In that chapter (excelent book, by the way), the author shows how unitary transformations are used to implement or represent symmetry transformations. For instance, spatial homogeneity implies that quantum mechanical outputs (such as measurements, probabilities and expectation values) must be invariant under a spatial translation. At same time, this spatial translation must be given in terms of a unitary transformation $U$.

An infinitesimal unitary transformation, close to identity, associated to a translation in $x$ is $$U_{\epsilon}(d_x)=\mathbb I+i\epsilon d_x,$$ where $\epsilon$ is an infinitesimal real parameter (the ammount of translation). At this point, $d_x$ is just an operator with dimension $(length)^{-1}$ called generator of the translation. If we apply this transformation on the observable $x$ we get (at first order on $\epsilon$) $$x\rightarrow UxU^\dagger=x-i\epsilon[x,d_x].$$ Since $x$ must go to $x+\epsilon$ under such infinitesimal translation, then $$[x,d_x]=i.$$

That is all we know about the generator $d_x$ up to this point. We need now to recall classical mechanics in order to find out who is this operator.

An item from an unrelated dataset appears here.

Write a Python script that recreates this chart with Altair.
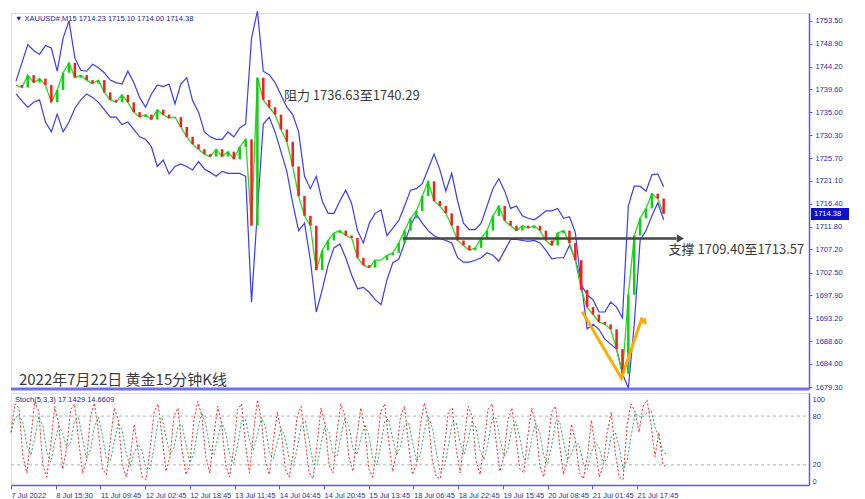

In classical mechanics, translation symmetry on $x$ implies momentum $p$ is conserved. Moreover, this same conserved quantity can generate spatial translation by means of canonical transformations. For instance, an infinitesimal canonical transformation on the dynamical variable $x$ generated by $p$ is given by $$x\rightarrow x+\delta x=x+\epsilon\{x,p\},$$ where $\{x,p\}$ denotes the Poisson Bracket between $x$ and $p$. Since an infinitesimal translation must read $x\rightarrow x+\epsilon$, the above equation implies into the fundamental Poisson bracket $$\{x,p\}=1.$$ Notice how simmilar are the two quantum and the two classical equations for implementing a translation. We assume that the quantum operator $d_x$ must be the quantum momentum, correspondent to the classical momentum $p$. More precisely, $$d_x=\frac{p}{\hbar},$$ where $\hbar$ is a new constant with dimension of $(energy)(time)$ to make the equation above dimensionally correct. That association between classical position with quantum position operator, classical momentum with quantum momentum operator, classical dynamical variables $f(x,p)$ with quantum observables $f(x,p)$ and Poisson brackets with commutators is what is called correspondence principle. It is one (perhaps the most pragmatic one) way to view quantum mechanics. It works whenever the quantum observable has a classical analog.